Ihre Lebensgeschichte hat sie aufgeschrieben. „Das Mädchen, das nicht weinen durfte“ lautet der Titel ihres Buches, das es auf die Bestsellerliste des „Spiegel“ brachte und aus dem Vogelsang-Geschäftsführer Albert Moritz eine Passage vortrug. Er moderierte anschließend die Gesprächsrunde mit der Deutsch-Somalierin und dem UNO-Flüchtlingsexperten Dietmar Kappe, der Fakten und Zahlen zum Flüchtlingselend lieferte. „Die Zahl der Flüchtlinge schnellt augenblicklich in die Höhe. Zum ersten Mal nach dem Zweiten Weltkrieg liegt sie bei mehr als 50 Millionen“, berichtete er. Syrien sei „die bislang größte Herausforderung des UNHCR“, dem Flüchtlingshilfswerk der Vereinten Nationen, so Kappe, die Situation dort sei „unfassbar“: „Zehn Millionen Menschen sind auf der Flucht, jeden Monat kommen 100.000 Flüchtlinge dazu.“ Er hatte eindrucksvolle Bilder seiner Reise nach Zaatari mitgebracht, einem Flüchtlingslager gigantischen Ausmaßes in der jordanischen Steinwüste. „Dort gibt es keinen einzigen Baum, es ist glühend heiß bei Temperaturen von 50 Grad, in den Zelten staut sich die Hitze“, schilderte er die Lebensbedingungen der Menschen dort.
„Überall gibt es größere Flüchtlingsbewegungen als in Deutschland, aber wir erleben hier tagtäglich, dass die Humanität auf der Strecke bleibt“, hatte Lit.Eifel-Projektleiter Jochen Starke bereits bei der Pressekonferenz angemerkt. Gegen die Festungen in den Köpfen helfe die Wissensvermittlung. „Gemessen an den 300 Millionen Euro, die die Städteregion Aachen für soziale Aufgaben aufwenden muss, ist der Anteil für Flüchtlinge verschwindet gering“, sagte Städteregionsrat Etschenberg. Er wünsche sich, dass vor allem bei der Unterbringung der Flüchtlinge „Menschen in ihren Dörfern aktiv werden und schauen, wo noch etwas geht“. Etschenberg: „Wir können uns glücklich schätzen, hier leben zu dürfen.“ Eine Auffassung, die Khadra Sufi bestätigte: „Wenn man aus dem Chaos kommt, ist das hier ein Paradies.“
„Eine gesamtgesellschaftliche Aufgabe“ nannte Timur Bozkir vom kommunalen Integrationszentrum der Städteregion Aachen die Eingliederung von Flüchtlingen: „Das können wir als Behörde allein nicht leisten.“ Was sie persönlich denn tun könne, um Flüchtlingen zu helfen, wollte eine Schülerin wissen. Vom politischen Engagement in Flüchtlingsräten bis hin zu ganz praktischen Dingen wie Hausaufgabenhilfe reichten die Antworten. „Wichtig ist, einfach die Hemmschwelle abzubauen und zu fragen, wo welche Hilfe gebraucht wird“, betonte Dietmar Kappe.

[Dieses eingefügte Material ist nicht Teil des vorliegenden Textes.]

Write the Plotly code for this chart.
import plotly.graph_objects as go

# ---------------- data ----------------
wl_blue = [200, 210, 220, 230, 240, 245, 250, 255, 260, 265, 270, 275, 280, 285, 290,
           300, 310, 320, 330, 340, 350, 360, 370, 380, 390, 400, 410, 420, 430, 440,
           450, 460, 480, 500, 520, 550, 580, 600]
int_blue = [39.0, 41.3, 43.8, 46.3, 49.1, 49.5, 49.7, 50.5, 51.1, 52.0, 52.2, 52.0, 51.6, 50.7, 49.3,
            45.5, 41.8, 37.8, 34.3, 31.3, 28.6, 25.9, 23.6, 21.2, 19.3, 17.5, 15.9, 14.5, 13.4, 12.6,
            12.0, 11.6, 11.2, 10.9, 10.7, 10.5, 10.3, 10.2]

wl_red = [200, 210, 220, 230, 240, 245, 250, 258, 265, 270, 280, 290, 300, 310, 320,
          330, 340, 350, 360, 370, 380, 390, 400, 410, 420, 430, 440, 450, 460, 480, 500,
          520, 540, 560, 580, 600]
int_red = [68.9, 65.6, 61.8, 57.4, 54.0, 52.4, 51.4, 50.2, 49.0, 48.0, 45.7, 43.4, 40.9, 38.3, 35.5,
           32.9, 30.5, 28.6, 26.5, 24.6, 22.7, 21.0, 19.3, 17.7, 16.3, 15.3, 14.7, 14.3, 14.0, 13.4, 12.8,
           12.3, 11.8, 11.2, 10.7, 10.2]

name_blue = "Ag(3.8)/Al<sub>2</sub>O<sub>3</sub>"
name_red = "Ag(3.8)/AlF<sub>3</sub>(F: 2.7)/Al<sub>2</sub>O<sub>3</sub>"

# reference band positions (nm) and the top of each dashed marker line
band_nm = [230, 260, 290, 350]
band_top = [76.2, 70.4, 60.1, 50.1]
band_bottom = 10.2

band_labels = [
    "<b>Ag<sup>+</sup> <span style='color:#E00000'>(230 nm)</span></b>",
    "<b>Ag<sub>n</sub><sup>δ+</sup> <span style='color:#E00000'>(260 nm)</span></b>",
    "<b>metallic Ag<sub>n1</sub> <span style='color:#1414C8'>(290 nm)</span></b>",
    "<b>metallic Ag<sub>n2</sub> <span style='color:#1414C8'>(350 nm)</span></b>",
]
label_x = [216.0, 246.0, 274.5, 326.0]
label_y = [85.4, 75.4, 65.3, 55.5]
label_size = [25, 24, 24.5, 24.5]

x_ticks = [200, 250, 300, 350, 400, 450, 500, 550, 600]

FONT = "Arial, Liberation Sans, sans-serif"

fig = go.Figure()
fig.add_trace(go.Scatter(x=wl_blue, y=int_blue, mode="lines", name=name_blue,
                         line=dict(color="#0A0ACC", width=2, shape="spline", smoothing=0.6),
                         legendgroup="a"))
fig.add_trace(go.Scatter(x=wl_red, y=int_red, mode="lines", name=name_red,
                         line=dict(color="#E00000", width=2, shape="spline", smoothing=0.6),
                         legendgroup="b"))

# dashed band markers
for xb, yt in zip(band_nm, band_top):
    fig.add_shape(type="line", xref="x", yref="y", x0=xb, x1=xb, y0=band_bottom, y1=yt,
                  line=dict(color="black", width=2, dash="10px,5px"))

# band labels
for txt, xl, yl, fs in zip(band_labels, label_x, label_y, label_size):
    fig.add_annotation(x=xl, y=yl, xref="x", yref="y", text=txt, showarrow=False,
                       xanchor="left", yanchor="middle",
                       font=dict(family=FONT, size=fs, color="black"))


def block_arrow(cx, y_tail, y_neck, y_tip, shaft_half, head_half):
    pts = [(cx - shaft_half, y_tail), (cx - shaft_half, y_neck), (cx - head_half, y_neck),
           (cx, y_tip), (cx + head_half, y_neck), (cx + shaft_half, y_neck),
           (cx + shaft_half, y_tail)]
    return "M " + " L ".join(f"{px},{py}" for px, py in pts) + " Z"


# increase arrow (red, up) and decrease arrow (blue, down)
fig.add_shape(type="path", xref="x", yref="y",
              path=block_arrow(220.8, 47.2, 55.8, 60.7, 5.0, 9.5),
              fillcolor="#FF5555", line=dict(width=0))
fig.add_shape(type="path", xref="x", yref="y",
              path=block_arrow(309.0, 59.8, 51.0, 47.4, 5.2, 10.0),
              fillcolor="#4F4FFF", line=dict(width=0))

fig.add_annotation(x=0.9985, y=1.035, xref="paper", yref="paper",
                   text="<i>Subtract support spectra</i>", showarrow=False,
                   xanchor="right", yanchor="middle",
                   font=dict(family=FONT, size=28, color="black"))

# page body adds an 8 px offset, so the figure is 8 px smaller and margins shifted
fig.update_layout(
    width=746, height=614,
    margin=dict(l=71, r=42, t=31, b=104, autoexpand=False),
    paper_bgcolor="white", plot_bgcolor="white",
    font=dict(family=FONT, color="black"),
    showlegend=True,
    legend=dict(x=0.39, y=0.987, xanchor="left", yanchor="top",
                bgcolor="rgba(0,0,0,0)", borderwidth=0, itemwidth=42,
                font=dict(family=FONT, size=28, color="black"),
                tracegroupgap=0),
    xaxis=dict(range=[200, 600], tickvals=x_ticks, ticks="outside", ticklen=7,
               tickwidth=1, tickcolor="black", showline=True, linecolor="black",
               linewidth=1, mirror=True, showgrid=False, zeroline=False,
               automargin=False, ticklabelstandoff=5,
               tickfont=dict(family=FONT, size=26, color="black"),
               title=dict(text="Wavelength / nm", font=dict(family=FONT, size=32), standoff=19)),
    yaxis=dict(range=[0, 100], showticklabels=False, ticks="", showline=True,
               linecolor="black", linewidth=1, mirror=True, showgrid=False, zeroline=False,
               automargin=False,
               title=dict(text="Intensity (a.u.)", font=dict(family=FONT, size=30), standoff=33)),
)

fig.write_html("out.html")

Was für sie das Wichtigste im Leben sei, erkundigte sich ein Blankenheimer Realschüler bei Khadra Sufi. Nachdem sie erlebt habe, wie plötzlich der Verlust von allen materiellen Dingen sich ereignen könne, sei es wichtig zu schauen, was wirklich Wert habe im Leben. „Geborgenheit und Menschlichkeit sind das Wichtigste. Wenn wir hier und heute auch nur eine Sekunde miteinander verbunden waren, macht das Ganze hier Sinn“, sagte sie zum Abschluss der überaus gelungenen Veranstaltung im Rahmen der Lit.Eifel-Jugendarbeit.